There are no source files. Everything is done in the programming environment. There is a way to export .st files but a) they apparently aren't standard and b) they are only partially human readable. If you want to add a method, you click here. If you want to create a class. Click there. As someone that uses Vim to code, this is very strange indeed. This also has the effect of rendering standard tools like grep and regex useless.
Everything is dynamic. There are no types. There are no (or few) errors found by the compiler. If you want to pass an array to something that takes a string, everything will work until you try to use a string method, when it pukes. If there is a syntax bug in your code, you won't find it until you actually execute the method. No wonder these guys pioneered unit testing.
Precedence rules are strange. There are three kinds of messages and they are each executed in a specific order. Within each class, the ordering is left to right. Standard math conventions are ignored. 8 + 3 * 6 is 66, not 26.
Polymorphism comes from having messages with the same name, not from an interface as modern languages define them. There is no inheritance involved. It's almost like calling methods inside template code or macros in C++.
All data is protected. The only way to access class/instance variables is through methods.

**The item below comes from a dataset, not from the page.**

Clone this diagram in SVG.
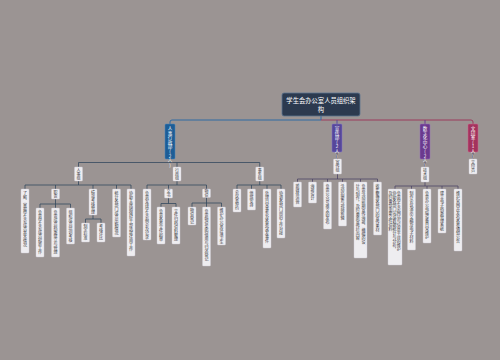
<svg xmlns="http://www.w3.org/2000/svg" width="500" height="360" viewBox="0 0 500 360">
<style>
.bg{fill:#9b9493}
.leaf{fill:#eeedf0;stroke:#cfcdd6;stroke-width:.4}
.t{font-family:"Noto Sans CJK SC",sans-serif;font-size:4px;fill:#3b3b40;writing-mode:vertical-rl;text-orientation:upright}
.m{font-family:"Noto Sans CJK SC",sans-serif;font-size:4.6px;fill:#ffffff;writing-mode:vertical-rl;text-orientation:upright}
.r{font-family:"Noto Sans CJK SC",sans-serif;font-size:6.3px;fill:#ffffff;text-anchor:middle}
.c1{fill:none;stroke:#34495e;stroke-width:.8}
.c2{fill:none;stroke:#4b4466;stroke-width:.8}
</style>
<rect class="bg" x="0" y="0" width="500" height="360"/>
<g id="connectors">
<path d="M321,116 V120 H172 Q170,120 170,122 V124" fill="none" stroke="#2e6aa3" stroke-width="1"/>
<path d="M321,120 H471 Q473,120 473,122 V124" fill="none" stroke="#9c3a5c" stroke-width="1"/>
<path d="M337,120 V124" fill="none" stroke="#5a4a9c" stroke-width="1"/>
<path d="M425,120 V124" fill="none" stroke="#6b3a8e" stroke-width="1"/>
<path class="c1" d="M170,159 V162.5 M78.5,167 V162.5 H259.75 V167 M177,162.5 V167"/>
<path class="c1" d="M78.5,181 V185 M25,189 V185 H131 V189 M55.5,185 V189 M93,185 V189 M116.5,185 V189"/>
<path class="c1" d="M55.5,198 V204 M40,208 V204 H70.5 V208 M55.5,204 V208"/>
<path class="c1" d="M93,215 V219 M85.5,223 V219 H101 V223"/>
<path class="c1" d="M177,181 V185 M147,189 V185 H206.5 V189 M168.5,185 V189"/>
<path class="c1" d="M168.5,198 V203.5 M161,207 V203.5 H176 V207"/>
<path class="c1" d="M206.5,197 V203 M192,207 V203 H221.5 V207 M206.5,203 V207"/>
<path class="c1" d="M259.75,181 V185 M237,189 V185 H281 V189 M251.5,185 V189 M267,185 V189"/>
<path class="c2" d="M337,152 V159 M337.5,174 V179 M297.5,182 V179 H377.5 V182 M312.5,179 V182 M327.5,179 V182 M342.5,179 V182 M360.5,179 V182"/>
<path class="c2" d="M425,159 V167 M425,182 V186 M395,189 V186 H458 V189 M411.5,186 V189 M427,186 V189 M442,186 V189"/>
<path class="c2" d="M473,152 V159"/>
</g>
<g id="root">
<rect x="282" y="93" width="78" height="23" rx="2" fill="#2c3a4f" stroke="#5b7391" stroke-width=".8"/>
<text class="r" x="321" y="103">学生会办公室人员组织架</text>
<text class="r" x="321" y="112">构</text>
</g>
<g id="b-renshi">
<rect x="165" y="124" width="10" height="35" rx="1" fill="#1d5d96" stroke="#4a86bf" stroke-width=".5"/>
<text class="m" x="170" y="126">人事行政部(2人)</text>
</g>
<g id="b-xuanchuan">
<rect x="332" y="124" width="10" height="28" rx="1" fill="#56479a" stroke="#8576c4" stroke-width=".5"/>
<text class="m" x="337" y="126">宣传部(2人)</text>
</g>
<g id="b-shuzi">
<rect x="420" y="124" width="10" height="35" rx="1" fill="#6b3a8e" stroke="#9b6cbe" stroke-width=".5"/>
<text class="m" x="425" y="126">数字化中心(2人)</text>
</g>
<g id="b-wenyin">
<rect x="468" y="124" width="10" height="28" rx="1" fill="#a3335e" stroke="#d0668f" stroke-width=".5"/>
<text class="m" x="473" y="126">文印室(1人)</text>
</g>
<g id="n-renshizu"><rect class="leaf" x="74.5" y="167" width="8" height="14" rx=".8"/><text class="t" x="78.5" y="168.5">人事组</text></g>
<g id="n-xingzhengzu"><rect class="leaf" x="173" y="167" width="8" height="14" rx=".8"/><text class="t" x="177" y="168.5">行政组</text></g>
<g id="n-shiwuzu"><rect class="leaf" x="255.75" y="167" width="8" height="14" rx=".8"/><text class="t" x="259.75" y="168.5">事务组</text></g>
<g id="n-a1"><rect class="leaf" x="21" y="189" width="8" height="64" rx=".8"/><text class="t" x="25" y="191">了解、掌握学生会成员基本情况</text></g>
<g id="n-a2"><rect class="leaf" x="51.5" y="189" width="8" height="10" rx=".8"/><text class="t" x="55.5" y="190">职责</text></g>
<g id="n-a2a"><rect class="leaf" x="36" y="208" width="8" height="49" rx=".8"/><text class="t" x="40" y="210">负责学生会成员招新工作</text></g>
<g id="n-a2b"><rect class="leaf" x="51.5" y="208" width="8" height="49" rx=".8"/><text class="t" x="55.5" y="210">负责成员档案建立与管理</text></g>
<g id="n-a2c"><rect class="leaf" x="66.5" y="208" width="8" height="36" rx=".8"/><text class="t" x="70.5" y="210">组织成员培训考核</text></g>
<g id="n-a3"><rect class="leaf" x="89" y="189" width="8" height="26" rx=".8"/><text class="t" x="93" y="190.5">绩效考核管理</text></g>
<g id="n-a3a"><rect class="leaf" x="81.5" y="223" width="8" height="19" rx=".8"/><text class="t" x="85.5" y="224.5">制定标准</text></g>
<g id="n-a3b"><rect class="leaf" x="97" y="223" width="8" height="19" rx=".8"/><text class="t" x="101" y="224.5">考核评比</text></g>
<g id="n-a4"><rect class="leaf" x="112.5" y="189" width="8" height="48" rx=".8"/><text class="t" x="116.5" y="191">统计各部门成员出勤情况</text></g>
<g id="n-a5"><rect class="leaf" x="127" y="189" width="8" height="67" rx=".8"/><text class="t" x="131" y="191">协助主席团做好干部选拔任用工作</text></g>
<g id="n-b1"><rect class="leaf" x="143" y="189" width="8" height="51" rx=".8"/><text class="t" x="147" y="191">负责安排学生会例会及记录</text></g>
<g id="n-b2"><rect class="leaf" x="164.5" y="189" width="8" height="9" rx=".8"/><text class="t" x="168.5" y="189.6">文书</text></g>
<g id="n-b2a"><rect class="leaf" x="157" y="207" width="8" height="37" rx=".8"/><text class="t" x="161" y="209">负责各类文件起草</text></g>
<g id="n-b2b"><rect class="leaf" x="172" y="207" width="8" height="37" rx=".8"/><text class="t" x="176" y="209">文件归档资料整理</text></g>
<g id="n-b3"><rect class="leaf" x="202.5" y="189" width="8" height="8.5" rx=".8"/><text class="t" x="206.5" y="189.4">物资</text></g>
<g id="n-b3a"><rect class="leaf" x="188" y="207" width="8" height="18" rx=".8"/><text class="t" x="192" y="208">物资登记</text></g>
<g id="n-b3b"><rect class="leaf" x="202.5" y="207" width="8" height="59" rx=".8"/><text class="t" x="206.5" y="209">负责物资采购借用与归还登记</text></g>
<g id="n-b3c"><rect class="leaf" x="217.5" y="207" width="8" height="38" rx=".8"/><text class="t" x="221.5" y="208.5">维护办公室环境卫生</text></g>
<g id="n-c1"><rect class="leaf" x="233" y="189" width="8" height="23" rx=".8"/><text class="t" x="237" y="190.5">会议室预约</text></g>
<g id="n-c2"><rect class="leaf" x="247.5" y="189" width="8" height="21" rx=".8"/><text class="t" x="251.5" y="191.5">值班安排</text></g>
<g id="n-c3"><rect class="leaf" x="263" y="189" width="8" height="59" rx=".8"/><text class="t" x="267" y="191">处理日常事务及各类突发事件</text></g>
<g id="n-c4"><rect class="leaf" x="277" y="189" width="8" height="49" rx=".8"/><text class="t" x="281" y="191">协调各部门间的工作对接</text></g>
<g id="n-xuanchuanzu"><rect class="leaf" x="333.5" y="159" width="8" height="15" rx=".8"/><text class="t" x="337.5" y="160.5">宣传组</text></g>
<g id="n-d1"><rect class="leaf" x="293.5" y="182" width="8" height="25" rx=".8"/><text class="t" x="297.5" y="184">新媒体运营</text></g>
<g id="n-d2"><rect class="leaf" x="308.5" y="182" width="8" height="21" rx=".8"/><text class="t" x="312.5" y="184.5">海报设计</text></g>
<g id="n-d3"><rect class="leaf" x="323.5" y="182" width="8" height="47" rx=".8"/><text class="t" x="327.5" y="184">负责公众号推文的发布</text></g>
<g id="n-d4"><rect class="leaf" x="338.5" y="182" width="8" height="44" rx=".8"/><text class="t" x="342.5" y="184">活动拍摄与视频剪辑</text></g>
<g id="n-d5"><rect class="leaf" x="354" y="182" width="13" height="76" rx=".8"/><text class="t" x="363.5" y="184">负责活动前期宣传海报、横幅的设</text><text class="t" x="357.8" y="184">计与制作，及时更新宣传栏内容</text></g>
<g id="n-d6"><rect class="leaf" x="373.5" y="182" width="8" height="53" rx=".8"/><text class="t" x="377.5" y="184">收集整理各部门的宣传素材</text></g>
<g id="n-jishuzu"><rect class="leaf" x="421" y="167" width="8" height="15" rx=".8"/><text class="t" x="425" y="168.5">技术组</text></g>
<g id="n-e1"><rect class="leaf" x="388" y="189" width="14" height="76" rx=".8"/><text class="t" x="398.8" y="191">负责学生会网站与信息平台的维护</text><text class="t" x="394.6" y="191">协助各部门完成数据统计与分析，</text><text class="t" x="390.6" y="191">及时备份重要文件资料</text></g>
<g id="n-e2"><rect class="leaf" x="407.5" y="189" width="8" height="61" rx=".8"/><text class="t" x="411.5" y="191">制作会议演示文稿及电子材料</text></g>
<g id="n-e3"><rect class="leaf" x="423" y="189" width="8" height="54" rx=".8"/><text class="t" x="427" y="191">负责办公电脑设备日常维护</text></g>
<g id="n-e4"><rect class="leaf" x="438" y="189" width="8" height="44" rx=".8"/><text class="t" x="442" y="191">建立电子档案管理系统</text></g>
<g id="n-e5"><rect class="leaf" x="454" y="189" width="8" height="62" rx=".8"/><text class="t" x="458" y="191">维护官网并发布各类通知公告</text></g>
<g id="n-wenyinyuan"><rect class="leaf" x="469" y="159" width="8" height="15" rx=".8"/><text class="t" x="473" y="160.5">文印员</text></g>
</svg>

Smalltalk is a very interesting language, but it is old. Newer languages have refined the concepts and implemented them better. I don't think Smalltalk makes a great production language anymore. However, there is a lot useful here. Learning it can be beneficial.

Wednesday, June 13, 2007

Week-Long Management Class

Microsoft invests in its managers. This week it has sent me to a week-long residential management class. This is the second such class I've taken. In this one we learned some common management techniques and theories, but most of the time was experiential. You take away so much more when you actually experience things instead of just hearing or seeing them. It's amazing what you can accomplish with 40 Microsoft managers in a week away from their e-mail. I'll try to share some of my key takeaways with you in the coming days.

Monday, June 11, 2007

Coding for Humans

For this class I'm in I have to read Smalltalk Best Practice Patterns by Kent Beck. He has an interesting quote in the first chapter. He says, "[W]hen you program, you have to think about how someone will read your code, not just how a computer will interpret it." He's right. The biggest thing I see in new programmers (either new graduates or newly self-taught coders) is that they don't understand maintenance. In school you never have to revisit a program after you hand it in. In writing your own code, you don't often revisit it a long time later and you rarely change someone else's code. In industry, there's a lot of work on old code. For instance, we have a test shell that began life as a 16-bit application. The code originally ran on Win 3.1. That's old. It has undergone a lot of changes since then and is now Unicode-clean, 64-bit clean, and fully object oriented. However, some of the old code still survives. The initial code I wrote to test DVD playback 8 years ago is still used daily. If this code were written without thought to the next person, it would have been replaced with code that was. It takes too long to read opaque code. It's too easy to make mistakes when maintaining it.

Always write your code in the most direct manner possible. If you can save a few processor cycles but will make the code harder to read, stop. Write the obvious code until/unless a profiler tells you that code path needs to be optimized. Even then, comment the code well. Especially then, comment the code well. The worst thing is to run into optimized code without comments. It's sometimes not even worth trying to understand.